- **Direction**
Within the material below, find each line bearing the word "image" and present it.

- **Dataset extract**

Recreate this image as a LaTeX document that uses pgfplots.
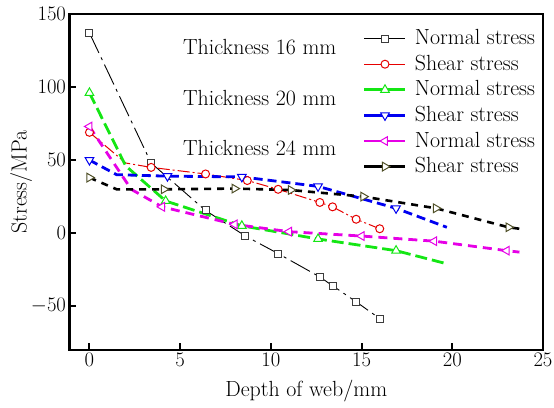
\documentclass[border=0pt]{standalone}
\usepackage{pgfplots}
\pgfplotsset{compat=1.18}
\definecolor{cgreen}{RGB}{20,230,20}
\definecolor{cmag}{RGB}{230,0,230}
\definecolor{cblue}{RGB}{0,0,240}
\definecolor{cred}{RGB}{230,0,0}
\definecolor{cgray}{RGB}{60,60,60}
\definecolor{colive}{RGB}{80,80,40}
\newcommand{\bigf}{\fontsize{22}{24}\selectfont}
\begin{document}
\begin{tikzpicture}
\begin{axis}[name=ax,
  scale only axis, width=473.5bp, height=336bp,
  xmin=-1.1, xmax=25, ymin=-80, ymax=150,
  xtick={0,5,...,25}, ytick={-50,0,...,150},
  tick align=inside, xtick pos=bottom, ytick pos=left,
  major tick length=7bp,
  axis line style={line width=2.2bp},
  every tick/.style={black, line width=2bp},
  tick label style={font=\bigf},
  xlabel={Depth of web/mm}, ylabel={Stress/MPa},
  label style={font=\bigf},
  xlabel style={yshift=-6bp},
  ylabel style={yshift=-8bp},
  legend cell align=left,
  legend image code/.code={\draw[mark repeat=2,mark phase=2,#1,solid,mark indices={2}] plot coordinates {(0bp,0bp) (20.5bp,0bp) (41bp,0bp)};},
  legend style={draw=none, fill=none, at={(1,1)}, anchor=north east, xshift=-8bp, yshift=-13.6bp,
    inner sep=0pt, outer sep=0pt, font=\bigf, row sep=3.6bp, column sep=8bp,
    nodes={inner sep=0pt, text height=17bp, text depth=5bp}},
]
% 16 mm normal
\addplot[black, line width=0.9bp, dash pattern={on 22bp off 5bp on 3bp off 5bp},
  mark=square*, mark size=3.5bp, mark options={solid, draw=cgray, fill=white, line width=1bp}]
  coordinates {(0,137) (3.4,48) (6.4,15.5) (8.6,-2) (10.4,-14) (12.7,-30) (13.4,-36) (14.7,-47) (16.0,-58.5)};
\addlegendentry{Normal stress}
% 16 mm shear
\addplot[cred, line width=1bp, dash pattern={on 12bp off 3bp on 2bp off 3bp},
  mark=*, mark size=4bp, mark indices={1,3,4,5,6,7,8,9,10}, mark options={solid, draw=cred, fill=white, line width=1bp}]
  coordinates {(0,69) (2,48) (3.4,45) (6.4,40.5) (8.7,36) (10.4,30) (12.7,21) (13.4,18) (14.7,9.5) (16.0,3)};
\addlegendentry{Shear stress}
% 20 mm normal
\addplot[cgreen, line width=2.8bp, dash pattern={on 12bp off 5bp},
  mark=triangle*, mark size=5bp, mark indices={1,3,4,5,6}, mark options={solid, draw=cgreen, fill=white, line width=1bp}]
  coordinates {(0,96) (2,46) (4.2,22) (8.4,5) (12.6,-4) (16.9,-12) (19.7,-21)};
\addlegendentry{Normal stress}
% 20 mm shear
\addplot[cblue, line width=2.8bp, dash pattern={on 9bp off 5bp},
  mark=triangle*, mark size=5bp, mark indices={1,3,4,5,6}, mark options={solid, rotate=180, draw=cblue, fill=white, line width=1bp}]
  coordinates {(0,50) (1.5,40) (4.3,39) (8.4,38.5) (12.6,32) (16.9,17) (19.7,4)};
\addlegendentry{Shear stress}
% 24 mm normal
\addplot[cmag, line width=2.8bp, dash pattern={on 9bp off 6bp},
  mark=triangle*, mark size=5bp, mark indices={1,3,4,5,6,7,8}, mark options={solid, rotate=90, draw=cmag, fill=white, line width=1bp}]
  coordinates {(0,73) (2.3,30) (4.0,18) (8.0,6) (11.0,1) (15.0,-2) (19.0,-5.5) (23.0,-12) (23.7,-13)};
\addlegendentry{Normal stress}
% 24 mm shear
\addplot[black, line width=2.6bp, dash pattern={on 7bp off 6bp},
  mark=triangle*, mark size=5bp, mark indices={1,3,4,5,6,7,8}, mark options={solid, rotate=-90, draw=colive, fill=white, line width=1bp}]
  coordinates {(0,38) (1.5,30) (4.1,30) (8.0,30.5) (11.1,29.5) (15.1,25) (19.1,17) (23.1,4) (23.7,3)};
\addlegendentry{Shear stress}
\node[anchor=west, font=\bigf, inner sep=0pt] at (axis cs:5.15,127.7) {Thickness 16 mm};
\node[anchor=west, font=\bigf, inner sep=0pt] at (axis cs:5.15,92.5) {Thickness 20 mm};
\node[anchor=west, font=\bigf, inner sep=0pt] at (axis cs:5.15,58) {Thickness 24 mm};
\end{axis}
\pgfresetboundingbox
\path ([shift={(-69.5bp,-58bp)}]ax.south west) rectangle ([shift={(11bp,14bp)}]ax.north east);
\end{tikzpicture}
\end{document}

- **Written response**
Recreate this image as a LaTeX document that uses pgfplots.
  legend image code/.code={\draw[mark repeat=2,mark phase=2,#1,solid,mark indices={2}] plot coordinates {(0bp,0bp) (20.5bp,0bp) (41bp,0bp)};},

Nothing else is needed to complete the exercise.